## [Exercise details]
Below is a listing; write it out exactly and drop any images from it.

**** Supplied information

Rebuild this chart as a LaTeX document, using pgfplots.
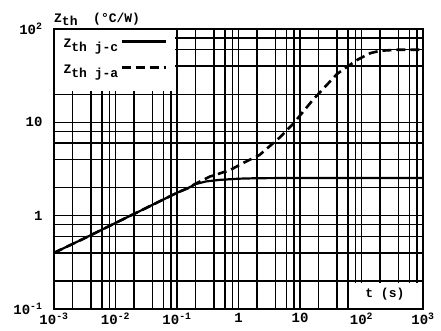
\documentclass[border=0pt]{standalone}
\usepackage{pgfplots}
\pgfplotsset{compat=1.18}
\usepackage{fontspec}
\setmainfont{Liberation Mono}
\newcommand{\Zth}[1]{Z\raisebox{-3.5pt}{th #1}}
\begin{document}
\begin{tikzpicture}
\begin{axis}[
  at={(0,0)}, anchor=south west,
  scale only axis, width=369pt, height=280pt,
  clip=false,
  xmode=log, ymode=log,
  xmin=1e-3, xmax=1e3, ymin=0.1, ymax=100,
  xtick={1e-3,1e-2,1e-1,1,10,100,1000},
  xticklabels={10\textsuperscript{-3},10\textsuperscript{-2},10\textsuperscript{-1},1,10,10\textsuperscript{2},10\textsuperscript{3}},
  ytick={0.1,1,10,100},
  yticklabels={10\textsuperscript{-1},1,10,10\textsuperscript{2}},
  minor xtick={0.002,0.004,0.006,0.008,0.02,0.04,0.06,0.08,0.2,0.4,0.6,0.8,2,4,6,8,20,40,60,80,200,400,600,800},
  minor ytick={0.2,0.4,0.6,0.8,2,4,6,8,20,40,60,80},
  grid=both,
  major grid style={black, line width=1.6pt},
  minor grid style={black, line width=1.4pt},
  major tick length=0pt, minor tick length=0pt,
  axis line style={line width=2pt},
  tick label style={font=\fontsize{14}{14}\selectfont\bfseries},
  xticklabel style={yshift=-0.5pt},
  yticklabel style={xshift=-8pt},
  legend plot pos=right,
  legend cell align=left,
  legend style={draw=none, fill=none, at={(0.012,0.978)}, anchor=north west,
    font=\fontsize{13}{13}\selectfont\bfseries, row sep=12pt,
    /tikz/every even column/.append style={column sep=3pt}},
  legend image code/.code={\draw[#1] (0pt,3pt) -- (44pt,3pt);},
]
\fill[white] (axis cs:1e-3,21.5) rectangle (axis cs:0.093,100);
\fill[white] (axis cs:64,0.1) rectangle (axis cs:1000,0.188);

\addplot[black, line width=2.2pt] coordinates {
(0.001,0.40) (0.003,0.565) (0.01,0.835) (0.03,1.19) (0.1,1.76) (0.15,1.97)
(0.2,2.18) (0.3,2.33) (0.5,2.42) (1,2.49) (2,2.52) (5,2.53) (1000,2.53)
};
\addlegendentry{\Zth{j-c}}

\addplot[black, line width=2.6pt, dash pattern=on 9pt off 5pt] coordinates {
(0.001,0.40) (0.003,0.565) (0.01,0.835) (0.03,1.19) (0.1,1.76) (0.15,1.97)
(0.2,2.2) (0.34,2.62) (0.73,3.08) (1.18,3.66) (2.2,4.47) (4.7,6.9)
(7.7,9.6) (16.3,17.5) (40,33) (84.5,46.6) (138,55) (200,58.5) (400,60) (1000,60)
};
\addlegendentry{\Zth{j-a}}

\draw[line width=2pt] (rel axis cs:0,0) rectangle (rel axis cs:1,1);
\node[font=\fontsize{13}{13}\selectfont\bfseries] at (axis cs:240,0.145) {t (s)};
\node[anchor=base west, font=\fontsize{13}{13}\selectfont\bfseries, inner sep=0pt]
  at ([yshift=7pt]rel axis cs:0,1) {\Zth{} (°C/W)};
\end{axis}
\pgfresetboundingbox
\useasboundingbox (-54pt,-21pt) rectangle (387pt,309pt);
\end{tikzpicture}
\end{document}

********

## [Answer in full]
Rebuild this chart as a LaTeX document, using pgfplots.
\documentclass[border=0pt]{standalone}
\usepackage{pgfplots}
\pgfplotsset{compat=1.18}
\usepackage{fontspec}
\setmainfont{Liberation Mono}
\newcommand{\Zth}[1]{Z\raisebox{-3.5pt}{th #1}}
\begin{document}
\begin{tikzpicture}
\begin{axis}[
  at={(0,0)}, anchor=south west,
  scale only axis, width=369pt, height=280pt,
  clip=false,
  xmode=log, ymode=log,
  xmin=1e-3, xmax=1e3, ymin=0.1, ymax=100,
  xtick={1e-3,1e-2,1e-1,1,10,100,1000},
  xticklabels={10\textsuperscript{-3},10\textsuperscript{-2},10\textsuperscript{-1},1,10,10\textsuperscript{2},10\textsuperscript{3}},
  ytick={0.1,1,10,100},
  yticklabels={10\textsuperscript{-1},1,10,10\textsuperscript{2}},
  minor xtick={0.002,0.004,0.006,0.008,0.02,0.04,0.06,0.08,0.2,0.4,0.6,0.8,2,4,6,8,20,40,60,80,200,400,600,800},
  minor ytick={0.2,0.4,0.6,0.8,2,4,6,8,20,40,60,80},
  grid=both,
  major grid style={black, line width=1.6pt},
  minor grid style={black, line width=1.4pt},
  major tick length=0pt, minor tick length=0pt,
  axis line style={line width=2pt},
  tick label style={font=\fontsize{14}{14}\selectfont\bfseries},
  xticklabel style={yshift=-0.5pt},
  yticklabel style={xshift=-8pt},
  legend plot pos=right,
  legend cell align=left,
  legend style={draw=none, fill=none, at={(0.012,0.978)}, anchor=north west,
    font=\fontsize{13}{13}\selectfont\bfseries, row sep=12pt,
    /tikz/every even column/.append style={column sep=3pt}},
  legend image code/.code={\draw[#1] (0pt,3pt) -- (44pt,3pt);},
]
\fill[white] (axis cs:1e-3,21.5) rectangle (axis cs:0.093,100);
\fill[white] (axis cs:64,0.1) rectangle (axis cs:1000,0.188);

\addplot[black, line width=2.2pt] coordinates {
(0.001,0.40) (0.003,0.565) (0.01,0.835) (0.03,1.19) (0.1,1.76) (0.15,1.97)
(0.2,2.18) (0.3,2.33) (0.5,2.42) (1,2.49) (2,2.52) (5,2.53) (1000,2.53)
};
\addlegendentry{\Zth{j-c}}

\addplot[black, line width=2.6pt, dash pattern=on 9pt off 5pt] coordinates {
(0.001,0.40) (0.003,0.565) (0.01,0.835) (0.03,1.19) (0.1,1.76) (0.15,1.97)
(0.2,2.2) (0.34,2.62) (0.73,3.08) (1.18,3.66) (2.2,4.47) (4.7,6.9)
(7.7,9.6) (16.3,17.5) (40,33) (84.5,46.6) (138,55) (200,58.5) (400,60) (1000,60)
};
\addlegendentry{\Zth{j-a}}

\draw[line width=2pt] (rel axis cs:0,0) rectangle (rel axis cs:1,1);
\node[font=\fontsize{13}{13}\selectfont\bfseries] at (axis cs:240,0.145) {t (s)};
\node[anchor=base west, font=\fontsize{13}{13}\selectfont\bfseries, inner sep=0pt]
  at ([yshift=7pt]rel axis cs:0,1) {\Zth{} (°C/W)};
\end{axis}
\pgfresetboundingbox
\useasboundingbox (-54pt,-21pt) rectangle (387pt,309pt);
\end{tikzpicture}
\end{document}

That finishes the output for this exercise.